Others: Putti (n., plural).

Excerpts...
    One mortal man had seen Mal’akh naked, eighteen house earlier.  The man had shouted in fear.  “Good God, you’re a demon!”
    “If you perceive me as such,” Mal’akh had replied, understanding as had the ancients that angels and demons were identical – interchangeable archetypes – all a matter of polarity: the guardian angel who conquered your enemy in battle was perceived by your enemy as a demon destroyer.  (pg. 14)

    As a young girl, Katherine Solomon had often wondered if there was life after death.  Does heaven exist?  What happens when we die?  As she grew older, her studies in science quickly erased any fanciful notions of heaven, hell, or the afterlife.  The concept of “life after death,” she came to accept, was a human construct … a fairy tale designed to soften the horrifying truth that was our mortality.
    Or so I believed  (pg. 487)

 “Death is usually an all-or-nothing thing!”  (pg. 47)
    For all the thrills and spills in The Lost Symbol, there were some weaknesses.  First of all, there are a slew of info dumps: about the Masons, New Age metaphysics, the layout of Washington DC, the mystical “eye” on the back of the $1 bill, etc., and for the most part, they’re awkwardly dropped into the storyline.
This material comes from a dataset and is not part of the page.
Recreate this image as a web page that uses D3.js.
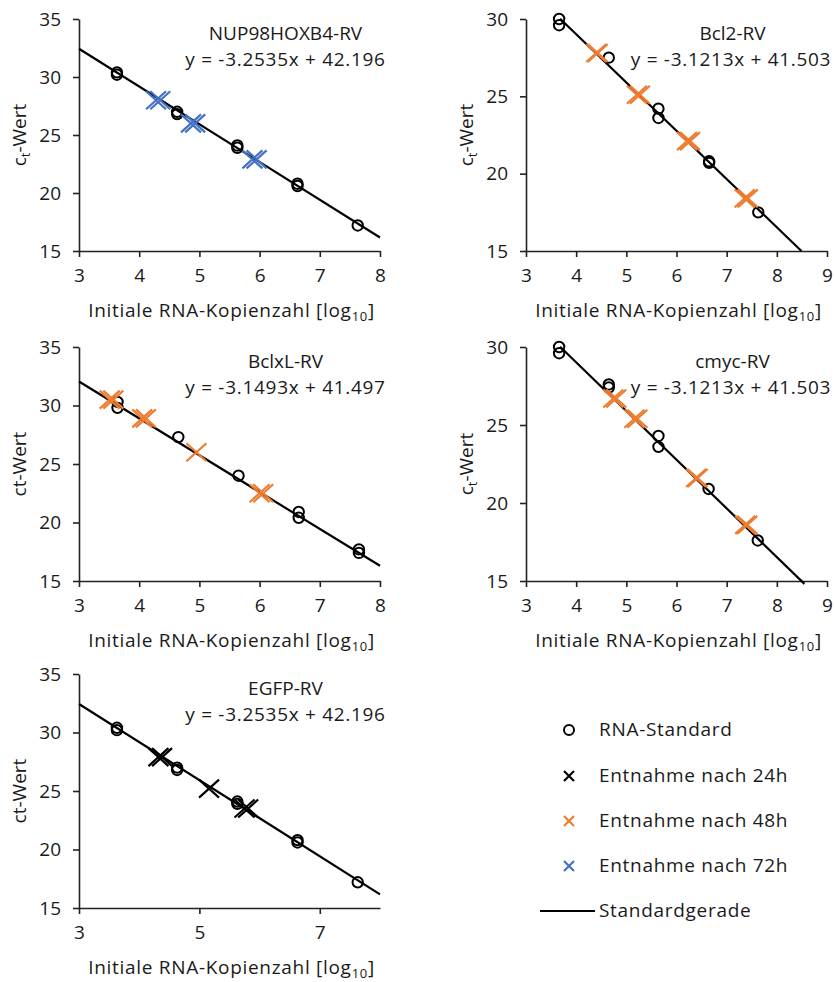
<!DOCTYPE html>
<html>
<head>
<meta charset="utf-8">
<script src="https://cdn.jsdelivr.net/npm/d3@7"></script>
<style>
  body { margin: 0; background: #fff; }
  text { font-family: "Open Sans", sans-serif; fill: #1a1a1a; }
</style>
</head>
<body>
<div id="chart"></div>
<script>
// --- data ---
var orange = "#ED7D31", blue = "#4472C4", black = "#000";

// NUP98HOXB4-RV
var nupStdX = [3.63, 3.63, 4.63, 4.63, 5.63, 5.63, 6.63, 6.63, 7.63];
var nupStdY = [30.4, 30.2, 27.0, 26.8, 24.1, 23.9, 20.8, 20.6, 17.2];
var nupSmpX = [4.28, 4.35, 4.86, 4.93, 5.88, 5.95];
var nupSmpY = [28.0, 28.0, 26.0, 26.0, 22.9, 22.9];

// Bcl2-RV
var bcl2StdX = [3.66, 3.66, 4.65, 5.64, 5.64, 6.65, 6.65, 7.63];
var bcl2StdY = [30.0, 29.6, 27.5, 24.2, 23.6, 20.8, 20.7, 17.5];
var bcl2SmpX = [4.40, 4.43, 5.21, 5.27, 6.21, 6.27, 7.36, 7.42];
var bcl2SmpY = [27.8, 27.8, 25.1, 25.1, 22.1, 22.1, 18.4, 18.4];

// BclxL-RV
var bclxStdX = [3.64, 3.64, 4.65, 5.65, 6.65, 6.65, 7.65, 7.65];
var bclxStdY = [30.3, 29.8, 27.3, 24.0, 20.9, 20.4, 17.7, 17.4];
var bclxSmpX = [3.51, 3.57, 4.05, 4.11, 4.95, 6.00, 6.06];
var bclxSmpY = [30.5, 30.5, 28.9, 28.9, 26.0, 22.5, 22.5];

// cmyc-RV
var cmycStdX = [3.66, 3.66, 4.65, 4.65, 5.64, 5.64, 6.64, 7.62];
var cmycStdY = [30.0, 29.6, 27.6, 27.4, 24.3, 23.6, 20.9, 17.6];
var cmycSmpX = [4.74, 4.80, 5.16, 5.22, 6.39, 6.42, 7.37, 7.41];
var cmycSmpY = [26.7, 26.7, 25.4, 25.4, 21.6, 21.6, 18.6, 18.6];

// EGFP-RV
var egfpStdX = [3.63, 3.63, 4.63, 4.63, 5.63, 5.63, 6.63, 6.63, 7.63];
var egfpStdY = [30.4, 30.2, 27.0, 26.8, 24.1, 23.9, 20.8, 20.6, 17.2];
var egfpSmpX = [4.32, 4.38, 5.16, 5.75, 5.81];
var egfpSmpY = [27.9, 27.9, 25.2, 23.5, 23.5];

var legendLabels = ["RNA-Standard", "Entnahme nach 24h", "Entnahme nach 48h", "Entnahme nach 72h", "Standardgerade"];
var legendColors = [black, black, orange, blue, black];

var panels = [
  { name: "NUP98HOXB4-RV", eq: "y = -3.2535x + 42.196", slope: -3.2535, icpt: 42.196,
    stdX: nupStdX, stdY: nupStdY, smpX: nupSmpX, smpY: nupSmpY, color: blue,
    left: 79, right: 380, top: 19, bottom: 251, xDom: [3, 8], xTicks: [3, 4, 5, 6, 7, 8],
    yDom: [15, 35], yTicks: [15, 20, 25, 30, 35], lineX: [3, 8], sub: true, xTitle: "Initiale RNA-Kopienzahl [log" },
  { name: "Bcl2-RV", eq: "y = -3.1213x + 41.503", slope: -3.1213, icpt: 41.503,
    stdX: bcl2StdX, stdY: bcl2StdY, smpX: bcl2SmpX, smpY: bcl2SmpY, color: orange,
    left: 526, right: 827, top: 19, bottom: 251, xDom: [3, 9], xTicks: [3, 4, 5, 6, 7, 8, 9],
    yDom: [15, 30], yTicks: [15, 20, 25, 30], lineX: [3.68, 8.49], sub: true, xTitle: "Initiale RNA-Kopienzahl  [log" },
  { name: "BclxL-RV", eq: "y = -3.1493x + 41.497", slope: -3.1493, icpt: 41.497,
    stdX: bclxStdX, stdY: bclxStdY, smpX: bclxSmpX, smpY: bclxSmpY, color: orange,
    left: 79, right: 380, top: 347, bottom: 581, xDom: [3, 8], xTicks: [3, 4, 5, 6, 7, 8],
    yDom: [15, 35], yTicks: [15, 20, 25, 30, 35], lineX: [3, 8], sub: false, xTitle: "Initiale RNA-Kopienzahl  [log" },
  { name: "cmyc-RV", eq: "y = -3.1213x + 41.503", slope: -3.1213, icpt: 41.503,
    stdX: cmycStdX, stdY: cmycStdY, smpX: cmycSmpX, smpY: cmycSmpY, color: orange,
    left: 526, right: 827, top: 347, bottom: 581, xDom: [3, 9], xTicks: [3, 4, 5, 6, 7, 8, 9],
    yDom: [15, 30], yTicks: [15, 20, 25, 30], lineX: [3.68, 8.55], sub: true, xTitle: "Initiale RNA-Kopienzahl  [log" },
  { name: "EGFP-RV", eq: "y = -3.2535x + 42.196", slope: -3.2535, icpt: 42.196,
    stdX: egfpStdX, stdY: egfpStdY, smpX: egfpSmpX, smpY: egfpSmpY, color: black,
    left: 79, right: 380, top: 674, bottom: 908, xDom: [3, 8], xTicks: [3, 5, 7],
    yDom: [15, 35], yTicks: [15, 20, 25, 30, 35], lineX: [3, 8], sub: false, xTitle: "Initiale RNA-Kopienzahl  [log" }
];

var svg = d3.select("#chart").append("svg")
  .attr("width", 835).attr("height", 982);

var crossPath = "M-10,-9L10,9M-10,9L10,-9";
var fs = "19px", ls = "0.7px";

panels.forEach(function(p) {
  var x = d3.scaleLinear().domain(p.xDom).range([p.left, p.right]);
  var y = d3.scaleLinear().domain(p.yDom).range([p.bottom, p.top]);
  var g = svg.append("g");

  var xa = g.append("g").attr("transform", "translate(0," + p.bottom + ")")
    .call(d3.axisBottom(x).tickValues(p.xTicks).tickFormat(d3.format("d"))
      .tickSize(6).tickPadding(12).tickSizeOuter(0));
  var ya = g.append("g").attr("transform", "translate(" + p.left + ",0)")
    .call(d3.axisLeft(y).tickValues(p.yTicks).tickFormat(d3.format("d"))
      .tickSize(6).tickPadding(12).tickSizeOuter(0));
  [xa, ya].forEach(function(a) {
    a.select(".domain").attr("stroke", "#222").attr("stroke-width", 1.6);
    a.selectAll(".tick line").attr("stroke", "#222").attr("stroke-width", 1.6);
    a.selectAll(".tick text").style("font-size", fs).style("font-family", "'Open Sans', sans-serif").attr("fill", "#1a1a1a");
  });

  // standard line
  g.append("line")
    .attr("x1", x(p.lineX[0])).attr("y1", y(p.slope * p.lineX[0] + p.icpt))
    .attr("x2", x(p.lineX[1])).attr("y2", y(p.slope * p.lineX[1] + p.icpt))
    .attr("stroke", "#000").attr("stroke-width", 2.2);

  // standards
  g.selectAll(".std").data(d3.zip(p.stdX, p.stdY)).enter().append("circle")
    .attr("cx", function(d) { return x(d[0]); })
    .attr("cy", function(d) { return y(d[1]); })
    .attr("r", 5.2).attr("fill", "none").attr("stroke", "#000").attr("stroke-width", 2);

  // samples
  g.selectAll(".smp").data(d3.zip(p.smpX, p.smpY)).enter().append("path")
    .attr("d", crossPath)
    .attr("transform", function(d) { return "translate(" + x(d[0]) + "," + y(d[1]) + ")"; })
    .attr("fill", "none").attr("stroke", p.color).attr("stroke-width", 2.2);

  var cx = (p.left + p.right) / 2;
  var tx = cx + 56;
  g.append("text").attr("x", tx).attr("y", p.top + 21).attr("text-anchor", "middle")
    .style("font-size", fs).text(p.name);
  g.append("text").attr("x", Math.min(tx, 731)).attr("y", p.top + 47).attr("text-anchor", "middle")
    .style("font-size", fs).style("letter-spacing", ls).text(p.eq);

  var xt = g.append("text").attr("x", cx + 2).attr("y", p.bottom + 66).attr("text-anchor", "middle")
    .style("font-size", fs).style("letter-spacing", ls).text(p.xTitle);
  xt.append("tspan").attr("dy", 4).style("font-size", "13px").text("10");
  xt.append("tspan").attr("dy", -4).text("]");

  var yt = g.append("text")
    .attr("transform", "translate(" + (p.left - 53) + "," + ((p.top + p.bottom) / 2) + ") rotate(-90)")
    .attr("text-anchor", "middle").style("font-size", fs);
  if (p.sub) {
    yt.append("tspan").text("c");
    yt.append("tspan").attr("dy", 4).style("font-size", "13px").text("t");
    yt.append("tspan").attr("dy", -4).text("-Wert");
  } else {
    yt.text("ct-Wert");
  }
});

// legend
var lg = svg.append("g");
var rowY = [730, 776, 821, 866, 911];
lg.selectAll(".lt").data(legendLabels).enter().append("text")
  .attr("x", 599).attr("y", function(d, i) { return rowY[i] + 6; })
  .style("font-size", fs).style("letter-spacing", ls).text(function(d) { return d; });
lg.append("circle").attr("cx", 569).attr("cy", rowY[0]).attr("r", 5)
  .attr("fill", "none").attr("stroke", "#000").attr("stroke-width", 2);
[1, 2, 3].forEach(function(i) {
  lg.append("path").attr("d", "M-5,-5L5,5M-5,5L5,-5")
    .attr("transform", "translate(569," + rowY[i] + ")")
    .attr("fill", "none").attr("stroke", legendColors[i]).attr("stroke-width", 2.2);
});
lg.append("line").attr("x1", 540).attr("x2", 595).attr("y1", rowY[4]).attr("y2", rowY[4])
  .attr("stroke", "#000").attr("stroke-width", 2);
</script>
</body>
</html>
    No one seems to perceive that Dr. Abaddon’s  name is obviously phony – it’s an old synonym for Hell or the Devil.  And you just know that when one of the characters is introduced as being “plump”, she’s going to get killed off somewhere along the line.  Why not just dress her in a Star Trek red shirt?

    Also, there is a kewl bit of situational ethics introduced at the end, when the showdown between Peter Solomon and Mal’akh takes place.  Alas, the author chickens out in resolving it, allowing an act of God to make the decision instead of the humans.

    But the main problem with The Lost Symbol is the big secret itself.  The bad guy wants it.  The Masons are willing to die to keep it a secret.  And the mighty CIA lives in mortal fear that us commoners will learn about it.  Yet when it finally is disclosed to the reader, it’s really no big deal and it’s really not that big of a secret.  Anyone who’s ever dabbled in Metaphysics 101 will already be familiar with it.

    What a royal letdown.

    7 Stars.  I remember The Lost Symbol being panned as a literary flop when it came out.  True, it had to follow Dan Brown’s mega-hit, The Da Vinci Code, an almost impossible task.  The haters are justified; it is a poorly-written book with an ending that is mediocre at best.  But the Dan Brown loyalists are justified as well.  The writing may be mediocre, but the nonstop-action storytelling itself is top-notch.